[Material provided start]

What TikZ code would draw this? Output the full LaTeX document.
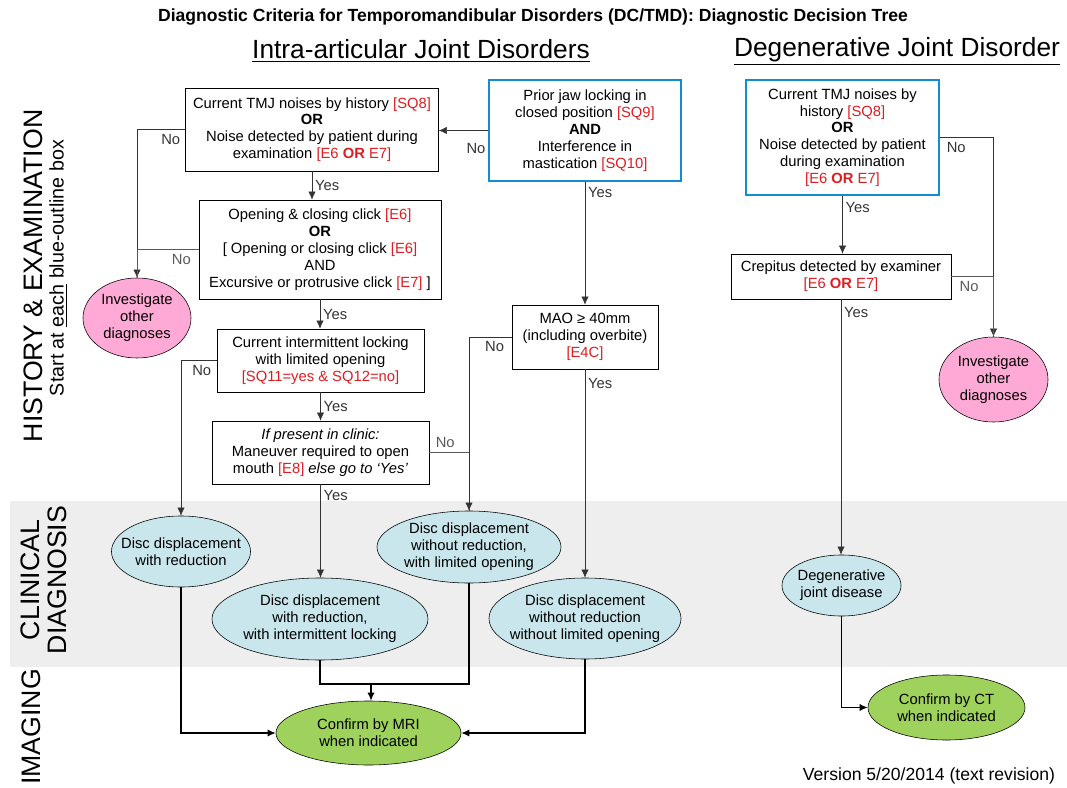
\documentclass[tikz,border=0pt]{standalone}
\usepackage{fontspec}
\setmainfont{Liberation Sans}
\usetikzlibrary{arrows.meta, positioning, shapes.geometric}
\definecolor{refred}{RGB}{220,30,35}
\definecolor{outblue}{RGB}{20,140,210}
\definecolor{pinkfill}{RGB}{255,170,214}
\definecolor{dxfill}{RGB}{200,230,236}
\definecolor{imgfill}{RGB}{158,210,92}
\definecolor{bandgray}{RGB}{238,238,238}
\newcommand{\rf}[1]{\textcolor{refred}{#1}}

\begin{document}
\begin{tikzpicture}[x=0.025cm, y=-0.025cm,
  box/.style={draw, fill=white, align=center,
              font=\fontsize{10.5}{12}\selectfont, inner sep=2pt},
  bbox/.style={box, draw=outblue, line width=1.8pt},
  txt/.style={align=center, font=\fontsize{10.5}{12}\selectfont},
  oval/.style={ellipse, draw, fill=dxfill, inner sep=0pt},
  ovpink/.style={oval, fill=pinkfill},
  ovgreen/.style={oval, fill=imgfill},
  head/.style={font=\fontsize{18.7}{22}\selectfont},
  side/.style={rotate=90, font=\fontsize{19}{19.5}\selectfont, align=center},
  arr/.style={-{Latex[length=2mm, width=1.8mm]}, black!80},
  arrb/.style={arr, line width=0.9pt, black},
  ln/.style={black!65},
  yes/.style={right, font=\fontsize{10.5}{12}\selectfont, inner sep=2pt},
  no/.style={below, font=\fontsize{10.5}{12}\selectfont, inner sep=3pt},
]
\useasboundingbox (0,0) rectangle (1067,788);

% ---- Clinical diagnosis band -----------------------------------------------
\fill[bandgray] (10,501) rectangle (1067,667);

% ---- Titles ----------------------------------------------------------------
\node[font=\bfseries\fontsize{12.5}{14}\selectfont] (title) at (533,17)
  {Diagnostic Criteria for Temporomandibular Disorders (DC/TMD): Diagnostic Decision Tree};
\node[head] (hintra) at (421,51) {\underline{Intra-articular Joint Disorders}};
\node[head] (hdeg)   at (897,51) {\underline{Degenerative Joint Disorder}};

% ---- Row labels ------------------------------------------------------------
\node[side] (shist)  at (33,276) {HISTORY \& EXAMINATION};
\node[rotate=90, font=\fontsize{14}{16}\selectfont] (sstart) at (58,268)
  {Start at \underline{each} blue-outline box};
\node[side] (sclin)  at (44,580) {CLINICAL\\DIAGNOSIS};
\node[side] (simg)   at (31,727) {IMAGING};
\node[anchor=east, font=\fontsize{12.5}{14}\selectfont] (ver) at (1060,776)
  {Version 5/20/2014 (text revision)};

% ---- Intra-articular questions ---------------------------------------------
\node[box, minimum width=6.325cm, minimum height=2.075cm] (q1) at (312,129.5)
  {Current TMJ noises by history \rf{[SQ8]}\\\textbf{OR}\\
   Noise detected by patient during\\examination \rf{[E6 \textbf{OR} E7]}};
\node[bbox, minimum width=4.8cm, minimum height=2.525cm] (jaw) at (585,130.5)
  {Prior jaw locking in\\closed position \rf{[SQ9]}\\\textbf{AND}\\
   Interference in\\mastication \rf{[SQ10]}};
\node[box, minimum width=6.05cm, minimum height=2.475cm] (q2) at (320,249.5)
  {Opening \& closing click \rf{[E6]}\\\textbf{OR}\\
   {[} Opening or closing click \rf{[E6]}\\AND\\
   Excursive or protrusive click \rf{[E7]} ]};
\node[box, minimum width=5.175cm, minimum height=1.575cm] (q3) at (320.5,360.5)
  {Current intermittent locking\\with limited opening\\
   \rf{[SQ11=yes \& SQ12=no]}};
\node[box, minimum width=5.425cm, minimum height=1.575cm] (q4) at (320.5,452.5)
  {\textit{If present in clinic:}\\Maneuver required to open\\
   mouth \rf{[E8]} \textit{else go to `Yes'}};
\node[box, minimum width=3.65cm, minimum height=1.6cm] (mao) at (585,337)
  {MAO ≥ 40mm\\(including overbite)\\\rf{[E4C]}};

% ---- Degenerative questions ------------------------------------------------
\node[bbox, minimum width=4.825cm, minimum height=2.875cm] (q5) at (842.5,137.5)
  {Current TMJ noises by\\history \rf{[SQ8]}\\\textbf{OR}\\
   Noise detected by patient\\during examination\\\rf{[E6 \textbf{OR} E7]}};
\node[box, minimum width=5.5cm, minimum height=1.125cm] (crep) at (841,276.5)
  {Crepitus detected by examiner\\\rf{[E6 \textbf{OR} E7]}};

% ---- Outcomes --------------------------------------------------------------
\node[ovpink, minimum width=2.7cm, minimum height=2cm,
      label={[txt]center:{Investigate\\other\\diagnoses}}] (oth1) at (137,318) {};
\node[ovpink, minimum width=2.725cm, minimum height=2.125cm,
      label={[txt]center:{Investigate\\other\\diagnoses}}] (oth2) at (993.5,379.5) {};
\node[oval, minimum width=3.475cm, minimum height=1.775cm,
      label={[txt]center:{Disc displacement\\with reduction}}] (dd1) at (181,551.5) {};
\node[oval, minimum width=5.4cm, minimum height=2.05cm,
      label={[txt]center:{Disc displacement\\with reduction,\\with intermittent locking}}]
      (dd2) at (320,619) {};
\node[oval, minimum width=4.6cm, minimum height=1.8cm,
      label={[txt]center:{Disc displacement\\without reduction,\\with limited opening}}]
      (dd3) at (469,547) {};
\node[oval, minimum width=4.8cm, minimum height=2.025cm,
      label={[txt]center:{Disc displacement\\without reduction\\without limited opening}}]
      (dd4) at (585,618.5) {};
\node[oval, minimum width=2.975cm, minimum height=1.525cm,
      label={[txt]center:{Degenerative\\joint disease}}] (djd) at (841.5,585.5) {};
\node[ovgreen, minimum width=4.625cm, minimum height=1.6cm,
      label={[txt]center:{Confirm by MRI\\when indicated}}] (mri) at (368.5,733) {};
\node[ovgreen, minimum width=3.925cm, minimum height=1.625cm,
      label={[txt]center:{Confirm by CT\\when indicated}}] (ct) at (946.5,707.5) {};

% ---- Intra-articular connectors --------------------------------------------
\draw[arr] (jaw.west) -- node[no, pos=0.24, below=6pt]{No} (jaw.west -| q1.east);
\draw[arr] (q1.west) -| node[no, pos=0.15]{No} (oth1.north);
\draw[ln]  (q2.west) -| node[no, pos=0.14]{No} (oth1.north);
\draw[arr] (q1.south) -- node[yes]{Yes} (q1.south |- q2.north);
\draw[arr] (q2.south) -- node[yes]{Yes} (q2.south |- q3.north);
\draw[arr] (q3.south) -- node[yes]{Yes} (q3.south |- q4.north);
\draw[arr] (q3.west) -| node[no, pos=0.21]{No} (dd1.north);
\draw[arr] (q4.south) -- node[yes, pos=0.12]{Yes} (q4.south |- dd2.north);
\draw[ln]  (q4.east) -| node[no, above, pos=0.2]{No} (dd3.north);
\draw[arr] (mao.west) -| node[no, pos=0.2]{No} (dd3.north);
\draw[arr] (jaw.south) -- node[yes, pos=0.08]{Yes} (mao.north);
\draw[arr] (mao.south) -- node[yes, pos=0.07]{Yes} (dd4.north);

% ---- Degenerative connectors -----------------------------------------------
\draw[arr] (q5.south) -- node[yes, pos=0.2]{Yes} (q5.south |- crep.north);
\draw[arr] (q5.east) -| node[no, pos=0.15]{No} (oth2.north);
\draw[ln]  (crep.east) -| node[no, pos=0.21]{No} (oth2.north);
\draw[arr] (crep.south) -- node[yes, pos=0.05]{Yes} (crep.south |- djd.north);

% ---- Imaging ---------------------------------------------------------------
\coordinate (jn) at (371,684);
\draw[line width=0.9pt] (dd2.south) |- (jn);
\draw[line width=0.9pt] (dd3.south) |- (jn);
\draw[arrb] (jn) -- (jn |- mri.north);
\draw[arrb] (dd1.south) |- (mri.west);
\draw[arrb] (dd4.south) |- (mri.east);
\draw[arrb] (djd.south) |- (ct.west);

\end{tikzpicture}
\end{document}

[Material provided end]

What needs to be done> Leave out the pictures and restate, word for word, the lines from the top of the data through the line containing "(10,501) rectangle (1067,667);", both included.

Complete answer>
What TikZ code would draw this? Output the full LaTeX document.
\documentclass[tikz,border=0pt]{standalone}
\usepackage{fontspec}
\setmainfont{Liberation Sans}
\usetikzlibrary{arrows.meta, positioning, shapes.geometric}
\definecolor{refred}{RGB}{220,30,35}
\definecolor{outblue}{RGB}{20,140,210}
\definecolor{pinkfill}{RGB}{255,170,214}
\definecolor{dxfill}{RGB}{200,230,236}
\definecolor{imgfill}{RGB}{158,210,92}
\definecolor{bandgray}{RGB}{238,238,238}
\newcommand{\rf}[1]{\textcolor{refred}{#1}}

\begin{document}
\begin{tikzpicture}[x=0.025cm, y=-0.025cm,
  box/.style={draw, fill=white, align=center,
              font=\fontsize{10.5}{12}\selectfont, inner sep=2pt},
  bbox/.style={box, draw=outblue, line width=1.8pt},
  txt/.style={align=center, font=\fontsize{10.5}{12}\selectfont},
  oval/.style={ellipse, draw, fill=dxfill, inner sep=0pt},
  ovpink/.style={oval, fill=pinkfill},
  ovgreen/.style={oval, fill=imgfill},
  head/.style={font=\fontsize{18.7}{22}\selectfont},
  side/.style={rotate=90, font=\fontsize{19}{19.5}\selectfont, align=center},
  arr/.style={-{Latex[length=2mm, width=1.8mm]}, black!80},
  arrb/.style={arr, line width=0.9pt, black},
  ln/.style={black!65},
  yes/.style={right, font=\fontsize{10.5}{12}\selectfont, inner sep=2pt},
  no/.style={below, font=\fontsize{10.5}{12}\selectfont, inner sep=3pt},
]
\useasboundingbox (0,0) rectangle (1067,788);

% ---- Clinical diagnosis band -----------------------------------------------
\fill[bandgray] (10,501) rectangle (1067,667);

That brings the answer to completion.